Stated task: Find and copy every line in the records that includes the string "this".

==*==

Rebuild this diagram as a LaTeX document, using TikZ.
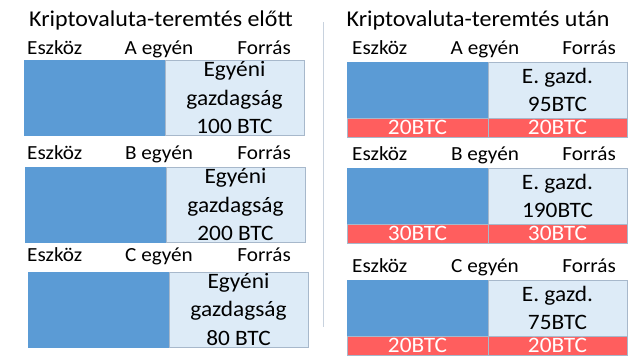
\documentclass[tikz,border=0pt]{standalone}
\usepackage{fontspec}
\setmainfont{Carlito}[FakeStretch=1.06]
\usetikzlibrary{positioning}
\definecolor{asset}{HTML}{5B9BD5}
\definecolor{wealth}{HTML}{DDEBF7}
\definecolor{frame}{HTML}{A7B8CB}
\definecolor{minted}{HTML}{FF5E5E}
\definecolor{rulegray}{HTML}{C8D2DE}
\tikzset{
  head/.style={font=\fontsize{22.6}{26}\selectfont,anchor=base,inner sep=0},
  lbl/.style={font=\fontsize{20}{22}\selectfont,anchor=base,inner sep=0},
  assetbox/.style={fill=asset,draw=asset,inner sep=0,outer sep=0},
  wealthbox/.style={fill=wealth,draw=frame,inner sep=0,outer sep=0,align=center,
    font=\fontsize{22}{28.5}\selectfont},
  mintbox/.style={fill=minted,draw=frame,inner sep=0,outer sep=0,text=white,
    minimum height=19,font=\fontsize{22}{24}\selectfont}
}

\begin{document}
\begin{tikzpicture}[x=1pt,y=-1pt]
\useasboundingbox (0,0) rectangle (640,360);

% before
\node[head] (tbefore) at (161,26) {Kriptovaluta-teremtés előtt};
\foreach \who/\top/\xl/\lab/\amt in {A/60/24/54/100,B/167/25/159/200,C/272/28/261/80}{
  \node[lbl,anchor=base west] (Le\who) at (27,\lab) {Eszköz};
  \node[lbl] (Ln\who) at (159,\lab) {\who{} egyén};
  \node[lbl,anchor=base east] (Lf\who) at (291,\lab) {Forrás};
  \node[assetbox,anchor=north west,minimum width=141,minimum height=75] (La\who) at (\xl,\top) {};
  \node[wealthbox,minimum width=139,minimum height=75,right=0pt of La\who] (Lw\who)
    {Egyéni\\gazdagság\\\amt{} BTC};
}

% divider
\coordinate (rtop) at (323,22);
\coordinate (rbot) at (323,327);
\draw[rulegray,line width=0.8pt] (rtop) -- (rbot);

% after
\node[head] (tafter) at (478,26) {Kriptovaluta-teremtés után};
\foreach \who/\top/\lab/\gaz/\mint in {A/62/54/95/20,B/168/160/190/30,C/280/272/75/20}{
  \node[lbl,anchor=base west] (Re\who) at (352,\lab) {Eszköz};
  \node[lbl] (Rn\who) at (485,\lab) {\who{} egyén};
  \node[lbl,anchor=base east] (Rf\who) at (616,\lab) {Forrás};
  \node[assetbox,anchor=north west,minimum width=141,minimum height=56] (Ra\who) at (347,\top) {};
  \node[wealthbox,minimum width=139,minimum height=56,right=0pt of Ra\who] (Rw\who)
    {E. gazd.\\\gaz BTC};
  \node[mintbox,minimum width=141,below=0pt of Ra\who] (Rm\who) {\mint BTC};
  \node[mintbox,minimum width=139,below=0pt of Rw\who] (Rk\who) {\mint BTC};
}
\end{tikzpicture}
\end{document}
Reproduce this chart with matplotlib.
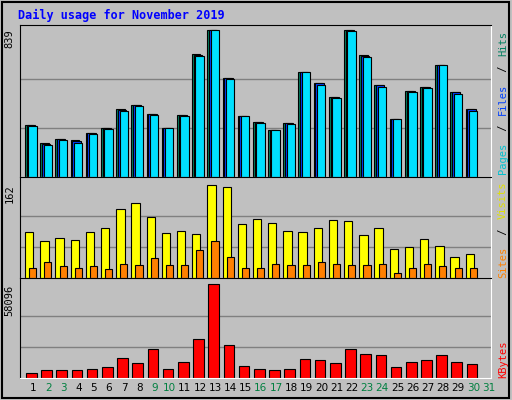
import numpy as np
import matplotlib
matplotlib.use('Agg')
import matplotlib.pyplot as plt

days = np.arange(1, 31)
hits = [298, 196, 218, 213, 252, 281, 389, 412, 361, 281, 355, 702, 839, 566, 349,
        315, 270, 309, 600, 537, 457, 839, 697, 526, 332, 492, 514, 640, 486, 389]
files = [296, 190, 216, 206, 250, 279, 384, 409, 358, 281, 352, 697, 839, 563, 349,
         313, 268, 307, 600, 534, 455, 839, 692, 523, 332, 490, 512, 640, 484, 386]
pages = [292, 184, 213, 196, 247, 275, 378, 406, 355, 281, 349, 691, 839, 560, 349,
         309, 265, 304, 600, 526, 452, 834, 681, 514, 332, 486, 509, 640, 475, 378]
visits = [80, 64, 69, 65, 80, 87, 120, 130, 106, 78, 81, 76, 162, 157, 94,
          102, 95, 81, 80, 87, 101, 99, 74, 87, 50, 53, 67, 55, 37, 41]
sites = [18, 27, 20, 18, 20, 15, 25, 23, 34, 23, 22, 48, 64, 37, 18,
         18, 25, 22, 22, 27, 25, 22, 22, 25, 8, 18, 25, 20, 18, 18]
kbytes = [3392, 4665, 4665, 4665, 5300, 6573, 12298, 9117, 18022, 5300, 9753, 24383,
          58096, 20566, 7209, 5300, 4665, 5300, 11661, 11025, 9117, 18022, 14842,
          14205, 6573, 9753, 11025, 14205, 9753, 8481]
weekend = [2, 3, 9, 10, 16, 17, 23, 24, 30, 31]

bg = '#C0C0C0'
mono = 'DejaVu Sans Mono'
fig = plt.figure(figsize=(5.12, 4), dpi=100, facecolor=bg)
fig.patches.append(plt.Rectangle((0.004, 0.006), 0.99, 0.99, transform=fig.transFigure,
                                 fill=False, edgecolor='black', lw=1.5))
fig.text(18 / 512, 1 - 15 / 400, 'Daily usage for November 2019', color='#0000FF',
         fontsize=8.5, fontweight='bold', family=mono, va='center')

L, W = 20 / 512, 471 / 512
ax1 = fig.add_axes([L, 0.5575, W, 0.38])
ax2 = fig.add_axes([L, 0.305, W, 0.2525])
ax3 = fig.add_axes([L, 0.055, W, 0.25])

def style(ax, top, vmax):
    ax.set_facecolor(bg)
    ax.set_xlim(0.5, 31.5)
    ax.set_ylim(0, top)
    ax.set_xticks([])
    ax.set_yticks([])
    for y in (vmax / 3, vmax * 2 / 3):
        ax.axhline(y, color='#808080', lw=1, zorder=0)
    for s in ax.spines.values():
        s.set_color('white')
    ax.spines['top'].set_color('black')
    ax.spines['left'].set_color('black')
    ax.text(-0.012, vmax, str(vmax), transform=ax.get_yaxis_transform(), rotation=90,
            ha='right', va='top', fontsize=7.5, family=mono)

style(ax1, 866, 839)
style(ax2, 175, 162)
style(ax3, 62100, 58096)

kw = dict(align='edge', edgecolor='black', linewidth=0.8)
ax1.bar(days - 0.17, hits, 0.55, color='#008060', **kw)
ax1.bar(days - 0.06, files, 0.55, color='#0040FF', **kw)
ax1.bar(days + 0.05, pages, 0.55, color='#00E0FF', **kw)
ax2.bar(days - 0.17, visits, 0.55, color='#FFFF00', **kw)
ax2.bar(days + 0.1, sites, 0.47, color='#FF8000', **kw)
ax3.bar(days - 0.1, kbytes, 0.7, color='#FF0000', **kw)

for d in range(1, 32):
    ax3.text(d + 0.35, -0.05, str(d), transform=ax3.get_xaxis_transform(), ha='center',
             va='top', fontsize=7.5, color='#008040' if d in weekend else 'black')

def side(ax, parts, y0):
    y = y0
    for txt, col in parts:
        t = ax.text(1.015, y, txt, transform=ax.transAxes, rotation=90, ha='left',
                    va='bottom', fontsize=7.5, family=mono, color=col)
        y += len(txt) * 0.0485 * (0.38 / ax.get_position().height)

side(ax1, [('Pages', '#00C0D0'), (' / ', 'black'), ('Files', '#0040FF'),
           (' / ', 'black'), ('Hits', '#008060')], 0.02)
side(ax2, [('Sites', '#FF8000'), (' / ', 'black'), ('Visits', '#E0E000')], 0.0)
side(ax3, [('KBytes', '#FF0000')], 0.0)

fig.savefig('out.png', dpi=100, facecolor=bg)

==*==

Response:
Rebuild this diagram as a LaTeX document, using TikZ.
Reproduce this chart with matplotlib.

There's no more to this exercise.